Task statement:
Extract, exactly, the lines from the line containing "Give me the D3.js source for this chart." to the line containing "var x0 = x(0), y0 = y(1.0);", with both lines included and any pictures left out.

Exercise input:

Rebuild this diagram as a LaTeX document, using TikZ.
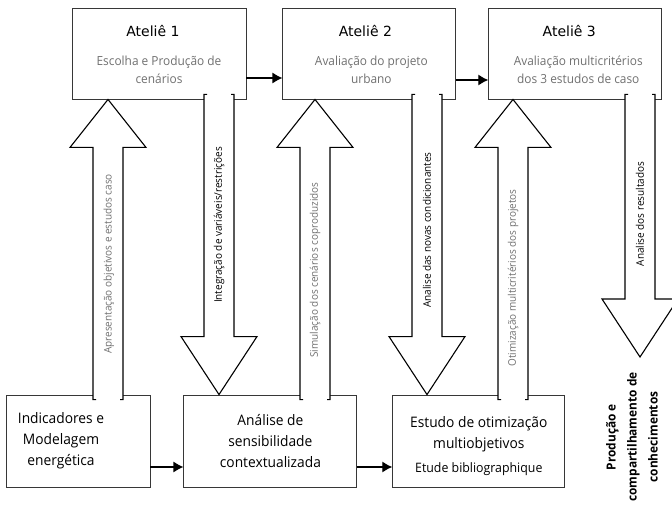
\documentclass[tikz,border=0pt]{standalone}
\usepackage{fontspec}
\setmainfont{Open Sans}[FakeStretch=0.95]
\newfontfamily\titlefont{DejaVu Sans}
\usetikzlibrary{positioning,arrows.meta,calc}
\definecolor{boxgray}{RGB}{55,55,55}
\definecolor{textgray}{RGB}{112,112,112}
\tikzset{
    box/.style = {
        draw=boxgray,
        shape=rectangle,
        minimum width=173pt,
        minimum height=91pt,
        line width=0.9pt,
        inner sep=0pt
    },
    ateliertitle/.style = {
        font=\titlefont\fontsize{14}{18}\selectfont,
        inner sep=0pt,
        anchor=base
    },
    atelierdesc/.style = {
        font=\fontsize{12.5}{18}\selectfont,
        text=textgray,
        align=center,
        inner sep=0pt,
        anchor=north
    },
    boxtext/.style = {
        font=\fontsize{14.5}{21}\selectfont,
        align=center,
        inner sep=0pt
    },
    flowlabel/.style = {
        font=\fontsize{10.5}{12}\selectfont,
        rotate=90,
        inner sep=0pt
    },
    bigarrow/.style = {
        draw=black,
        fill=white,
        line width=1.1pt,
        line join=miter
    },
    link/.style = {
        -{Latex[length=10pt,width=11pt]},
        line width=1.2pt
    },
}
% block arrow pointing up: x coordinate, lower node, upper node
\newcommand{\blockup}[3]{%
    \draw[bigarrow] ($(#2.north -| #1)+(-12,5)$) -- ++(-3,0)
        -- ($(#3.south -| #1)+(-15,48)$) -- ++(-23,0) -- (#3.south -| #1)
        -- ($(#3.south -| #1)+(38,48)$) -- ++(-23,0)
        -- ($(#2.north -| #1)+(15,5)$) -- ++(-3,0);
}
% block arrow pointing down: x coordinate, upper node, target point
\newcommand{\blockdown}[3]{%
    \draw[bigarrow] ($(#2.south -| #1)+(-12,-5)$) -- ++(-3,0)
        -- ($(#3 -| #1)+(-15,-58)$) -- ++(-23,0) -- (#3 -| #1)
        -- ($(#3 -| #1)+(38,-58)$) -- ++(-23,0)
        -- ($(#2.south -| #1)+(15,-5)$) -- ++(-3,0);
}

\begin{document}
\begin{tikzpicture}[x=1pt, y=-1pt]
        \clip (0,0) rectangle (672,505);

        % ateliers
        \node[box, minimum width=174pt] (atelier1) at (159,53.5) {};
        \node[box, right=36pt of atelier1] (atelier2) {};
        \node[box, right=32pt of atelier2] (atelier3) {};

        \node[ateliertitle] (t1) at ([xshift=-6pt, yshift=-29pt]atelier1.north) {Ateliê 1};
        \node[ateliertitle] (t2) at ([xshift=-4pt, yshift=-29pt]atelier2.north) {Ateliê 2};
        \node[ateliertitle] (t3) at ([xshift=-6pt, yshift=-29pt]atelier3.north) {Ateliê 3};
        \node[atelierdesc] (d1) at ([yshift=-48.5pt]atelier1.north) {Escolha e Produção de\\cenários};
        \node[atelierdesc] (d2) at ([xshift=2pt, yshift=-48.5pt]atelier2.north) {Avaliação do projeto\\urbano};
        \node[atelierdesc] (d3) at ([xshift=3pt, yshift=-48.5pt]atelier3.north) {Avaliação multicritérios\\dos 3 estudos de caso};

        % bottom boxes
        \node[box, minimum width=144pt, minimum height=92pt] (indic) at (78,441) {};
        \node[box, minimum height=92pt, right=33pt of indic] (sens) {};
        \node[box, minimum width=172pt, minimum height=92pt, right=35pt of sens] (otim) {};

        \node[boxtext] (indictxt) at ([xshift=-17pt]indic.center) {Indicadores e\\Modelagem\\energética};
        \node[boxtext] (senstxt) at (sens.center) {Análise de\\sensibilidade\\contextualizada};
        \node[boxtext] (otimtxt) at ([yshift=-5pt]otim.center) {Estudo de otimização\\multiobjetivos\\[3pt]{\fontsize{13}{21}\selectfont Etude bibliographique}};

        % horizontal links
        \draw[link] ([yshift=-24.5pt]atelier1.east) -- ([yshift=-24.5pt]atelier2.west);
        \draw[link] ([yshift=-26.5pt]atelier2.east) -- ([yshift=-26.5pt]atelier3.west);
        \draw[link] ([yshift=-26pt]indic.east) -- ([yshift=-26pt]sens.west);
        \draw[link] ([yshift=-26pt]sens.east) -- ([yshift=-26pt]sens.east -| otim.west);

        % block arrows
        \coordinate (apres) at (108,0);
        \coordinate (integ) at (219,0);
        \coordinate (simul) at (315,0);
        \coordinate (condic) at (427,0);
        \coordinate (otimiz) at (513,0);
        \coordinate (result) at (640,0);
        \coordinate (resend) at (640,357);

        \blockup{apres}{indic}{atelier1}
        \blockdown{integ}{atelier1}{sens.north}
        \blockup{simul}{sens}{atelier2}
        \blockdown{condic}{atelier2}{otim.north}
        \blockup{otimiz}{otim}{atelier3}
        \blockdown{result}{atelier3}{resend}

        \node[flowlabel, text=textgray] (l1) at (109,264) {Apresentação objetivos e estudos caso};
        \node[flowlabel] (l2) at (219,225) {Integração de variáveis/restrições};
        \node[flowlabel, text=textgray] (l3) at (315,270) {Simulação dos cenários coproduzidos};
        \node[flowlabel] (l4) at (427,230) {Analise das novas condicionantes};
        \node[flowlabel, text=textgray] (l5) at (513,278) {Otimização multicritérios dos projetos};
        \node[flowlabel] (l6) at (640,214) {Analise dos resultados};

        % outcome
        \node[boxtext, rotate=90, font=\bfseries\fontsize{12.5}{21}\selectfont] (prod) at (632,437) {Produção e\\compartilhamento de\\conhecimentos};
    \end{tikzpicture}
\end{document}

* * *

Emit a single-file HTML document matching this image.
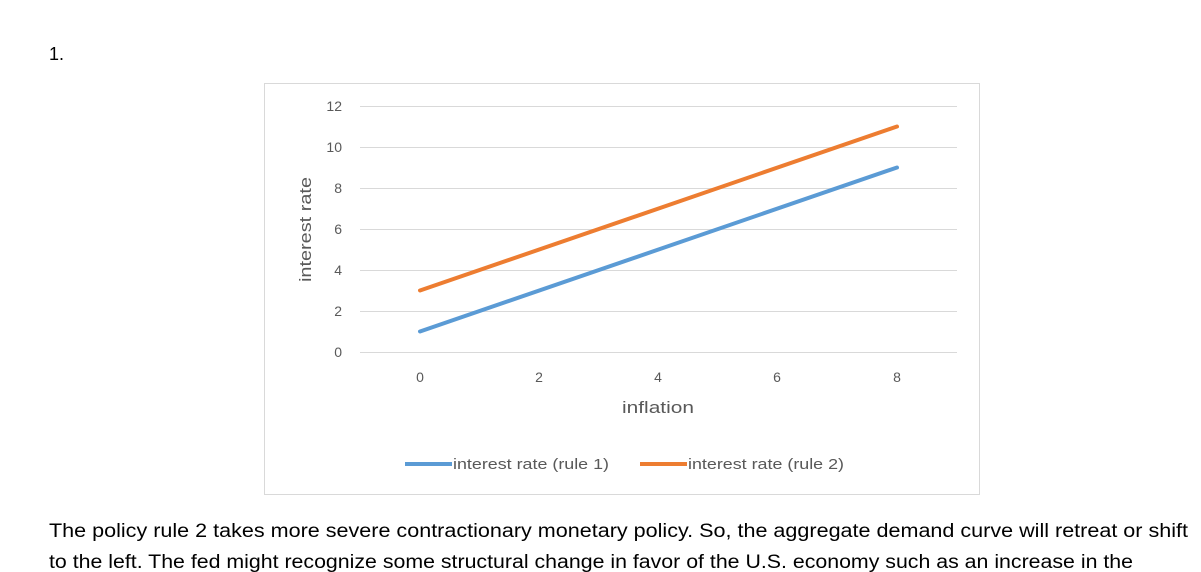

--

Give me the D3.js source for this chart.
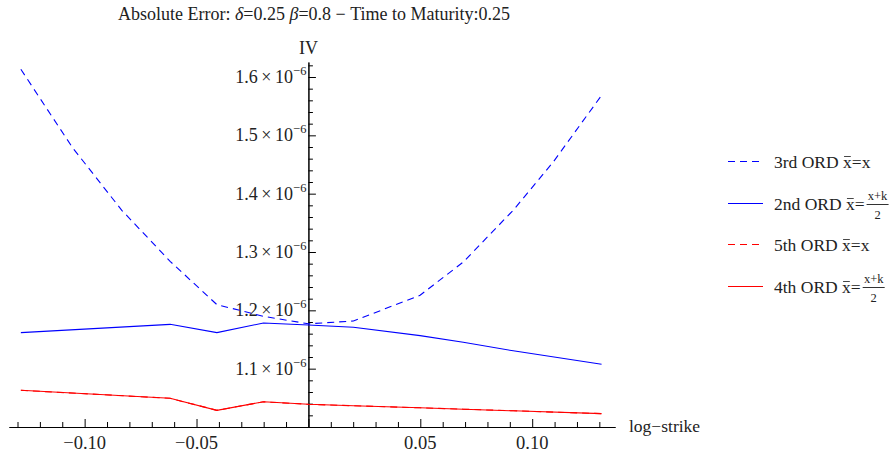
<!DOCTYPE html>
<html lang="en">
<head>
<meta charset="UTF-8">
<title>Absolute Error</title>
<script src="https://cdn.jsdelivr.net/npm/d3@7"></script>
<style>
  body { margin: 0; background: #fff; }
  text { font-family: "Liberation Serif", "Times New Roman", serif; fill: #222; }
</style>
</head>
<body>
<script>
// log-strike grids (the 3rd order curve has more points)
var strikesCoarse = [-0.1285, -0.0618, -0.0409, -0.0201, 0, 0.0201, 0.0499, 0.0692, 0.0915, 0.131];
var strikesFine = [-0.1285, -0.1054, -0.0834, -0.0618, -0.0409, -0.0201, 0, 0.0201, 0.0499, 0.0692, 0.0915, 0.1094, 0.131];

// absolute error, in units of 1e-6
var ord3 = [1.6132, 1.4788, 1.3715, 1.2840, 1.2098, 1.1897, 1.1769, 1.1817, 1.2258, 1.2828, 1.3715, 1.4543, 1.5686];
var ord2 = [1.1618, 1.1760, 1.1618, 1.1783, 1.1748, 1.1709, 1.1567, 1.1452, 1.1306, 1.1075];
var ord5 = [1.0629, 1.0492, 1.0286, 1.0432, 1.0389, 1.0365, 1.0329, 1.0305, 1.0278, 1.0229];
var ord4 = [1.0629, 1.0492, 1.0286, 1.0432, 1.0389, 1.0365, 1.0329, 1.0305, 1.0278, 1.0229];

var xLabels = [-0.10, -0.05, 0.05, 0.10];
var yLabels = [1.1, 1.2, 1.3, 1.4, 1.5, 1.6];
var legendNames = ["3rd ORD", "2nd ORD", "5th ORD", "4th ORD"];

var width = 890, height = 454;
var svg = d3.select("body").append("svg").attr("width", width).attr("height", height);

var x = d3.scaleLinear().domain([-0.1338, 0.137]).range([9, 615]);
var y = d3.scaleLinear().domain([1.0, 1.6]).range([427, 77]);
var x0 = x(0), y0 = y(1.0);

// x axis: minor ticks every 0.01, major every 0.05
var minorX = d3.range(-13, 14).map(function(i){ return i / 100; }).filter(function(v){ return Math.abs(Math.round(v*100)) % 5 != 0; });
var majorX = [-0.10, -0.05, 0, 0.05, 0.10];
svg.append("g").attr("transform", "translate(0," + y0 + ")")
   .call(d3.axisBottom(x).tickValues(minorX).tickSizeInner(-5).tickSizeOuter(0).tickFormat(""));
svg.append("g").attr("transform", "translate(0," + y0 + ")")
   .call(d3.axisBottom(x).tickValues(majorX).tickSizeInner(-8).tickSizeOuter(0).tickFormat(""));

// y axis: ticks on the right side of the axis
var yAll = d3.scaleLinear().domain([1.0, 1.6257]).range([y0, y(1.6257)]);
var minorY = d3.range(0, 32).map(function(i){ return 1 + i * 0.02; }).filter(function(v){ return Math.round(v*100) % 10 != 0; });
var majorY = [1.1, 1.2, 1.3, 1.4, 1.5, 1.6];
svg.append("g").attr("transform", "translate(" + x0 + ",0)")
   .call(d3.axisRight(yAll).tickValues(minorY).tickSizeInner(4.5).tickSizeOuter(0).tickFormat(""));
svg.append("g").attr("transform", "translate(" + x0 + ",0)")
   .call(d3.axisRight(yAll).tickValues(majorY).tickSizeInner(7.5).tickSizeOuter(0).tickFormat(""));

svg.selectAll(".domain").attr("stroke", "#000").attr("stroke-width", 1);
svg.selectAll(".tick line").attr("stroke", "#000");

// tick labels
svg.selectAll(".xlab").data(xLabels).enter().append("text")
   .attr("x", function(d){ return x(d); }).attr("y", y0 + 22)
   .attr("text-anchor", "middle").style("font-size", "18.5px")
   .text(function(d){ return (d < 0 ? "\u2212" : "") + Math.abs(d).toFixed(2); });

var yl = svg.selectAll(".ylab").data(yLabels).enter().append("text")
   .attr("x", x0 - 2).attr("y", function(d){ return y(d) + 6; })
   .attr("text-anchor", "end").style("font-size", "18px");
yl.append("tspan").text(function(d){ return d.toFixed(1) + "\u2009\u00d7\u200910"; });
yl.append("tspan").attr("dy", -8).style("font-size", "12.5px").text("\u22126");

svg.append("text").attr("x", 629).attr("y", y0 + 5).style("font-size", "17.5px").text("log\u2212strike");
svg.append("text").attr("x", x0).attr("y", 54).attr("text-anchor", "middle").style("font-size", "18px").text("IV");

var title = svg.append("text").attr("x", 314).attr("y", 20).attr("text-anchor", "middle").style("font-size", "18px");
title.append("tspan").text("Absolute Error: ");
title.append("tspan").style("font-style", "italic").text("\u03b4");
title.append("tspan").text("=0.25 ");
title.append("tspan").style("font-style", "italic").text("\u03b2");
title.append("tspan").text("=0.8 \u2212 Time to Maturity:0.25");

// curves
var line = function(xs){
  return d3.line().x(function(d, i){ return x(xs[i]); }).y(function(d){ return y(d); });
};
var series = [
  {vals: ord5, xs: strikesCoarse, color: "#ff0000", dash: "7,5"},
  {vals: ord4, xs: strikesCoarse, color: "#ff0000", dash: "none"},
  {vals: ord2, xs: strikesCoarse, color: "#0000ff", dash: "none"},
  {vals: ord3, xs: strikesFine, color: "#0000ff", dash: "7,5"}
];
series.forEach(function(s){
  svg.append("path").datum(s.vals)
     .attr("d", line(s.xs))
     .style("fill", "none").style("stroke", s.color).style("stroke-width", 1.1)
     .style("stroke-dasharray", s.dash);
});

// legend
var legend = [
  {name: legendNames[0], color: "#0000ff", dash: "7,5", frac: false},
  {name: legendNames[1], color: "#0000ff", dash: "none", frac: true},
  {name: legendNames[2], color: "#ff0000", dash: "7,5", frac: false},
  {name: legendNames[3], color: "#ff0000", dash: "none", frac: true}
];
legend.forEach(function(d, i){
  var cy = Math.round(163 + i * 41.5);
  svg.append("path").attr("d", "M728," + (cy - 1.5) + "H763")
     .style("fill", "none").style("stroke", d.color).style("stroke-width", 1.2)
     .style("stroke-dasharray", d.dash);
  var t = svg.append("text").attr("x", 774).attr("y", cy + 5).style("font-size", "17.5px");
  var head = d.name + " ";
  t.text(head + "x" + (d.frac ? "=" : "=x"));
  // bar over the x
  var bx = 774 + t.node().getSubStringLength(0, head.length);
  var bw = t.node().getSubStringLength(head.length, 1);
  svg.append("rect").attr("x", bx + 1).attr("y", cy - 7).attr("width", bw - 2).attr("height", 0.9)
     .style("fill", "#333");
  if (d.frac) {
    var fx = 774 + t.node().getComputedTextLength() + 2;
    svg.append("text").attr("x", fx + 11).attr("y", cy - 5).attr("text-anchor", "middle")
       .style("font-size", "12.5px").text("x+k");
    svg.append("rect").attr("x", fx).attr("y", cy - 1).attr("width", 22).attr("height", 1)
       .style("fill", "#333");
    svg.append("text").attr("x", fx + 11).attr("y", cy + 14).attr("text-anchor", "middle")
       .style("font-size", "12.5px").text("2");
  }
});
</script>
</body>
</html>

Result of this exercise:
Give me the D3.js source for this chart.
<!DOCTYPE html>
<html lang="en">
<head>
<meta charset="UTF-8">
<title>Absolute Error</title>
<script src="https://cdn.jsdelivr.net/npm/d3@7"></script>
<style>
  body { margin: 0; background: #fff; }
  text { font-family: "Liberation Serif", "Times New Roman", serif; fill: #222; }
</style>
</head>
<body>
<script>
// log-strike grids (the 3rd order curve has more points)
var strikesCoarse = [-0.1285, -0.0618, -0.0409, -0.0201, 0, 0.0201, 0.0499, 0.0692, 0.0915, 0.131];
var strikesFine = [-0.1285, -0.1054, -0.0834, -0.0618, -0.0409, -0.0201, 0, 0.0201, 0.0499, 0.0692, 0.0915, 0.1094, 0.131];

// absolute error, in units of 1e-6
var ord3 = [1.6132, 1.4788, 1.3715, 1.2840, 1.2098, 1.1897, 1.1769, 1.1817, 1.2258, 1.2828, 1.3715, 1.4543, 1.5686];
var ord2 = [1.1618, 1.1760, 1.1618, 1.1783, 1.1748, 1.1709, 1.1567, 1.1452, 1.1306, 1.1075];
var ord5 = [1.0629, 1.0492, 1.0286, 1.0432, 1.0389, 1.0365, 1.0329, 1.0305, 1.0278, 1.0229];
var ord4 = [1.0629, 1.0492, 1.0286, 1.0432, 1.0389, 1.0365, 1.0329, 1.0305, 1.0278, 1.0229];

var xLabels = [-0.10, -0.05, 0.05, 0.10];
var yLabels = [1.1, 1.2, 1.3, 1.4, 1.5, 1.6];
var legendNames = ["3rd ORD", "2nd ORD", "5th ORD", "4th ORD"];

var width = 890, height = 454;
var svg = d3.select("body").append("svg").attr("width", width).attr("height", height);

var x = d3.scaleLinear().domain([-0.1338, 0.137]).range([9, 615]);
var y = d3.scaleLinear().domain([1.0, 1.6]).range([427, 77]);
var x0 = x(0), y0 = y(1.0);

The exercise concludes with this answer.